**Challenge**: Transcribe the full listing exactly, and drop every picture.
····················
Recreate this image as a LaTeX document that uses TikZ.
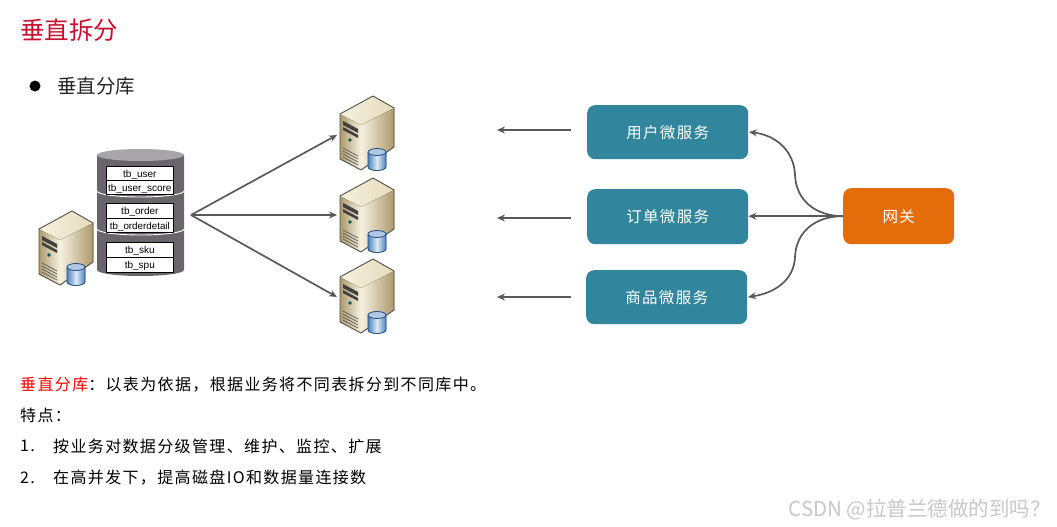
\documentclass[tikz,border=0pt]{standalone}
\usepackage{fontspec}
\setmainfont{Noto Sans CJK SC}
\newfontfamily\bodycjk[LetterSpace=8.5]{Noto Sans CJK SC}
\newfontfamily\tablefont{Liberation Sans}
\usetikzlibrary{arrows.meta}
\definecolor{teal1}{HTML}{31859C}
\definecolor{orange1}{HTML}{E46C0A}
\definecolor{arrowgrey}{HTML}{595959}
\definecolor{dbbody}{HTML}{6A646C}
\definecolor{dbtop}{HTML}{A8A6AA}
\definecolor{titlered}{HTML}{C8102E}
\definecolor{srvlight}{HTML}{F6F1DF}
\definecolor{srvmid}{HTML}{E6DCBC}
\definecolor{srvtan}{HTML}{AD9A6E}
\definecolor{srvedge}{HTML}{55534C}
\definecolor{cylblue}{HTML}{4F81BD}
\definecolor{cyllight}{HTML}{DCEBF7}
\definecolor{cyldark}{HTML}{23507F}
\tikzset{
  x=1pt,y=-1pt,
  service/.style={rounded corners=8pt,fill=teal1,text=white,font=\bodycjk\fontsize{15.5}{18}\selectfont,anchor=north west,inner sep=0pt},
  gateway/.style={rounded corners=8pt,fill=orange1,text=white,font=\bodycjk\fontsize{15.5}{18}\selectfont,anchor=north west,inner sep=0pt},
  flow/.style={draw=arrowgrey,line width=1.7pt,-{Stealth[length=8pt,width=7pt]}},
  txt/.style={anchor=west,inner sep=0pt,font=\bodycjk\fontsize{16}{18}\selectfont},
  tablecell/.style={draw=black,line width=.7pt,fill=white,minimum width=67pt,inner sep=0pt,text height=8pt,text depth=0pt,anchor=north west,font=\tablefont\fontsize{10}{11}\selectfont},
  serverpic/.pic={
    \fill[left color=srvtan,right color=srvlight] (0,18) -- (21,29) -- (21,74) -- (0,63) -- cycle;
    \fill[left color=srvlight,right color=srvtan] (21,29) -- (54,12) -- (54,51) -- (21,74) -- cycle;
    \fill[left color=srvlight,right color=srvmid] (0,18) -- (33,0) -- (54,12) -- (21,29) -- cycle;
    \draw[srvedge,line width=.9pt,line join=round] (0,18) -- (33,0) -- (54,12) -- (54,51) -- (21,74) -- (0,63) -- cycle;
    \fill[black!75] (3,25) -- (18,33) -- (18,37) -- (3,29) -- cycle;
    \fill[black!75] (3,31) -- (18,39) -- (18,42) -- (3,34) -- cycle;
    \fill[teal!70!black] (10,44) circle (1.8);
    \foreach \v in {52,55,58,61}{\draw[black!65,line width=.7pt] (3,\v) -- (18,\v+8);}
    \fill[left color=cylblue,right color=cylblue,middle color=cyllight] (28,56) -- (28,71) arc[start angle=180,end angle=0,x radius=9,y radius=3.5] -- (46,56) -- cycle;
    \fill[fill=cylblue!45!white] (37,56) ellipse[x radius=9,y radius=3.5];
    \draw[cyldark,line width=.8pt] (28,56) -- (28,71) arc[start angle=180,end angle=0,x radius=9,y radius=3.5] -- (46,56);
    \draw[cyldark,line width=.8pt] (37,56) ellipse[x radius=9,y radius=3.5];
  }
}
\begin{document}
\begin{tikzpicture}
\useasboundingbox (0,0) rectangle (1057,527);
% heading
\node[anchor=west,inner sep=0pt,text=titlered,font=\fontsize{24.5}{28}\selectfont] (title) at (20,30) {垂直拆分};
\node[circle,fill=black,minimum size=11pt,inner sep=0pt] (bullet) at (35,86) {};
\node[anchor=west,inner sep=0pt,font=\fontsize{19.5}{22}\selectfont,text=black!85] (sub) at (57,86) {垂直分库};
% database
\fill[dbbody] (97,155) -- (97,270) arc[start angle=180,end angle=0,x radius=43.5,y radius=6] -- (184,155) -- cycle;
\fill[dbtop] (140.5,155) ellipse[x radius=43.5,y radius=6];
\draw[white,line width=.9pt] (97,191) arc[start angle=180,end angle=0,x radius=43.5,y radius=6];
\draw[white,line width=.9pt] (97,229) arc[start angle=180,end angle=0,x radius=43.5,y radius=6];
\node[tablecell,minimum height=14pt] (t1) at (106,166) {tb\_user};
\node[tablecell,minimum height=14pt] (t2) at (106,180) {tb\_user\_score};
\node[tablecell,minimum height=15pt] (t3) at (106,203) {tb\_order};
\node[tablecell,minimum height=14pt,font=\tablefont\fontsize{9.8}{11}\selectfont] (t4) at (106,218) {tb\_orderdetail};
\node[tablecell,minimum height=15pt] (t5) at (106,242) {tb\_sku};
\node[tablecell,minimum height=15pt] (t6) at (106,257) {tb\_spu};
% servers
\pic at (39,211) {serverpic};
\pic at (340,96) {serverpic};
\pic at (340,178) {serverpic};
\pic at (340,259) {serverpic};
% split arrows
\coordinate (split) at (191,215);
\coordinate (s1) at (337,135);
\coordinate (s2) at (337,215);
\coordinate (s3) at (337,297);
\draw[flow] (split) -- (s1);
\draw[flow] (split) -- (s2);
\draw[flow] (split) -- (s3);
% service boxes
\node[service,minimum width=161pt,minimum height=54pt,text depth=1pt] (user) at (587,105) {用户微服务};
\node[service,minimum width=161pt,minimum height=55pt,text depth=1pt] (order) at (587,189) {订单微服务};
\node[service,minimum width=161pt,minimum height=54pt,text depth=1pt] (goods) at (586,270) {商品微服务};
\node[gateway,minimum width=111pt,minimum height=56pt] (gw) at (843,188) {网关};
% service to server arrows
\coordinate (a1s) at (571,130); \coordinate (a1e) at (497,130);
\coordinate (a2s) at (571,218); \coordinate (a2e) at (497,218);
\coordinate (a3s) at (571,297); \coordinate (a3e) at (497,297);
\draw[flow] (a1s) -- (a1e);
\draw[flow] (a2s) -- (a2e);
\draw[flow] (a3s) -- (a3e);
% gateway connectors
\coordinate (u1) at (749,132); \coordinate (u3) at (748,297);
\draw[flow] (gw.west) .. controls (815,216) and (796,200) .. (795,175) .. controls (794,150) and (775,135) .. (u1);
\draw[flow] (gw.west) -- (gw.west -| order.east);
\draw[flow] (gw.west) .. controls (815,216) and (796,232) .. (795,257) .. controls (794,280) and (775,293) .. (u3);
% body text
\node[txt] (b1) at (20,385) {\textcolor{red}{垂直分库}：以表为依据，根据业务将不同表拆分到不同库中。};
\node[txt] (b2) at (20,415) {特点：};
\node[txt] (n1) at (20,446) {1.};
\node[txt] (l1) at (53,446) {按业务对数据分级管理、维护、监控、扩展};
\node[txt] (n2) at (20,478) {2.};
\node[txt] (l2) at (53,478) {在高并发下，提高磁盘IO和数据量连接数};
% watermark
\node[anchor=east,inner sep=0pt,text=black!22,font=\fontsize{20.5}{24}\selectfont] (wm) at (1051,510) {CSDN @拉普兰德做的到吗？};
\end{tikzpicture}
\end{document}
····················
**Exercise result**:
Recreate this image as a LaTeX document that uses TikZ.
\documentclass[tikz,border=0pt]{standalone}
\usepackage{fontspec}
\setmainfont{Noto Sans CJK SC}
\newfontfamily\bodycjk[LetterSpace=8.5]{Noto Sans CJK SC}
\newfontfamily\tablefont{Liberation Sans}
\usetikzlibrary{arrows.meta}
\definecolor{teal1}{HTML}{31859C}
\definecolor{orange1}{HTML}{E46C0A}
\definecolor{arrowgrey}{HTML}{595959}
\definecolor{dbbody}{HTML}{6A646C}
\definecolor{dbtop}{HTML}{A8A6AA}
\definecolor{titlered}{HTML}{C8102E}
\definecolor{srvlight}{HTML}{F6F1DF}
\definecolor{srvmid}{HTML}{E6DCBC}
\definecolor{srvtan}{HTML}{AD9A6E}
\definecolor{srvedge}{HTML}{55534C}
\definecolor{cylblue}{HTML}{4F81BD}
\definecolor{cyllight}{HTML}{DCEBF7}
\definecolor{cyldark}{HTML}{23507F}
\tikzset{
  x=1pt,y=-1pt,
  service/.style={rounded corners=8pt,fill=teal1,text=white,font=\bodycjk\fontsize{15.5}{18}\selectfont,anchor=north west,inner sep=0pt},
  gateway/.style={rounded corners=8pt,fill=orange1,text=white,font=\bodycjk\fontsize{15.5}{18}\selectfont,anchor=north west,inner sep=0pt},
  flow/.style={draw=arrowgrey,line width=1.7pt,-{Stealth[length=8pt,width=7pt]}},
  txt/.style={anchor=west,inner sep=0pt,font=\bodycjk\fontsize{16}{18}\selectfont},
  tablecell/.style={draw=black,line width=.7pt,fill=white,minimum width=67pt,inner sep=0pt,text height=8pt,text depth=0pt,anchor=north west,font=\tablefont\fontsize{10}{11}\selectfont},
  serverpic/.pic={
    \fill[left color=srvtan,right color=srvlight] (0,18) -- (21,29) -- (21,74) -- (0,63) -- cycle;
    \fill[left color=srvlight,right color=srvtan] (21,29) -- (54,12) -- (54,51) -- (21,74) -- cycle;
    \fill[left color=srvlight,right color=srvmid] (0,18) -- (33,0) -- (54,12) -- (21,29) -- cycle;
    \draw[srvedge,line width=.9pt,line join=round] (0,18) -- (33,0) -- (54,12) -- (54,51) -- (21,74) -- (0,63) -- cycle;
    \fill[black!75] (3,25) -- (18,33) -- (18,37) -- (3,29) -- cycle;
    \fill[black!75] (3,31) -- (18,39) -- (18,42) -- (3,34) -- cycle;
    \fill[teal!70!black] (10,44) circle (1.8);
    \foreach \v in {52,55,58,61}{\draw[black!65,line width=.7pt] (3,\v) -- (18,\v+8);}
    \fill[left color=cylblue,right color=cylblue,middle color=cyllight] (28,56) -- (28,71) arc[start angle=180,end angle=0,x radius=9,y radius=3.5] -- (46,56) -- cycle;
    \fill[fill=cylblue!45!white] (37,56) ellipse[x radius=9,y radius=3.5];
    \draw[cyldark,line width=.8pt] (28,56) -- (28,71) arc[start angle=180,end angle=0,x radius=9,y radius=3.5] -- (46,56);
    \draw[cyldark,line width=.8pt] (37,56) ellipse[x radius=9,y radius=3.5];
  }
}
\begin{document}
\begin{tikzpicture}
\useasboundingbox (0,0) rectangle (1057,527);
% heading
\node[anchor=west,inner sep=0pt,text=titlered,font=\fontsize{24.5}{28}\selectfont] (title) at (20,30) {垂直拆分};
\node[circle,fill=black,minimum size=11pt,inner sep=0pt] (bullet) at (35,86) {};
\node[anchor=west,inner sep=0pt,font=\fontsize{19.5}{22}\selectfont,text=black!85] (sub) at (57,86) {垂直分库};
% database
\fill[dbbody] (97,155) -- (97,270) arc[start angle=180,end angle=0,x radius=43.5,y radius=6] -- (184,155) -- cycle;
\fill[dbtop] (140.5,155) ellipse[x radius=43.5,y radius=6];
\draw[white,line width=.9pt] (97,191) arc[start angle=180,end angle=0,x radius=43.5,y radius=6];
\draw[white,line width=.9pt] (97,229) arc[start angle=180,end angle=0,x radius=43.5,y radius=6];
\node[tablecell,minimum height=14pt] (t1) at (106,166) {tb\_user};
\node[tablecell,minimum height=14pt] (t2) at (106,180) {tb\_user\_score};
\node[tablecell,minimum height=15pt] (t3) at (106,203) {tb\_order};
\node[tablecell,minimum height=14pt,font=\tablefont\fontsize{9.8}{11}\selectfont] (t4) at (106,218) {tb\_orderdetail};
\node[tablecell,minimum height=15pt] (t5) at (106,242) {tb\_sku};
\node[tablecell,minimum height=15pt] (t6) at (106,257) {tb\_spu};
% servers
\pic at (39,211) {serverpic};
\pic at (340,96) {serverpic};
\pic at (340,178) {serverpic};
\pic at (340,259) {serverpic};
% split arrows
\coordinate (split) at (191,215);
\coordinate (s1) at (337,135);
\coordinate (s2) at (337,215);
\coordinate (s3) at (337,297);
\draw[flow] (split) -- (s1);
\draw[flow] (split) -- (s2);
\draw[flow] (split) -- (s3);
% service boxes
\node[service,minimum width=161pt,minimum height=54pt,text depth=1pt] (user) at (587,105) {用户微服务};
\node[service,minimum width=161pt,minimum height=55pt,text depth=1pt] (order) at (587,189) {订单微服务};
\node[service,minimum width=161pt,minimum height=54pt,text depth=1pt] (goods) at (586,270) {商品微服务};
\node[gateway,minimum width=111pt,minimum height=56pt] (gw) at (843,188) {网关};
% service to server arrows
\coordinate (a1s) at (571,130); \coordinate (a1e) at (497,130);
\coordinate (a2s) at (571,218); \coordinate (a2e) at (497,218);
\coordinate (a3s) at (571,297); \coordinate (a3e) at (497,297);
\draw[flow] (a1s) -- (a1e);
\draw[flow] (a2s) -- (a2e);
\draw[flow] (a3s) -- (a3e);
% gateway connectors
\coordinate (u1) at (749,132); \coordinate (u3) at (748,297);
\draw[flow] (gw.west) .. controls (815,216) and (796,200) .. (795,175) .. controls (794,150) and (775,135) .. (u1);
\draw[flow] (gw.west) -- (gw.west -| order.east);
\draw[flow] (gw.west) .. controls (815,216) and (796,232) .. (795,257) .. controls (794,280) and (775,293) .. (u3);
% body text
\node[txt] (b1) at (20,385) {\textcolor{red}{垂直分库}：以表为依据，根据业务将不同表拆分到不同库中。};
\node[txt] (b2) at (20,415) {特点：};
\node[txt] (n1) at (20,446) {1.};
\node[txt] (l1) at (53,446) {按业务对数据分级管理、维护、监控、扩展};
\node[txt] (n2) at (20,478) {2.};
\node[txt] (l2) at (53,478) {在高并发下，提高磁盘IO和数据量连接数};
% watermark
\node[anchor=east,inner sep=0pt,text=black!22,font=\fontsize{20.5}{24}\selectfont] (wm) at (1051,510) {CSDN @拉普兰德做的到吗？};
\end{tikzpicture}
\end{document}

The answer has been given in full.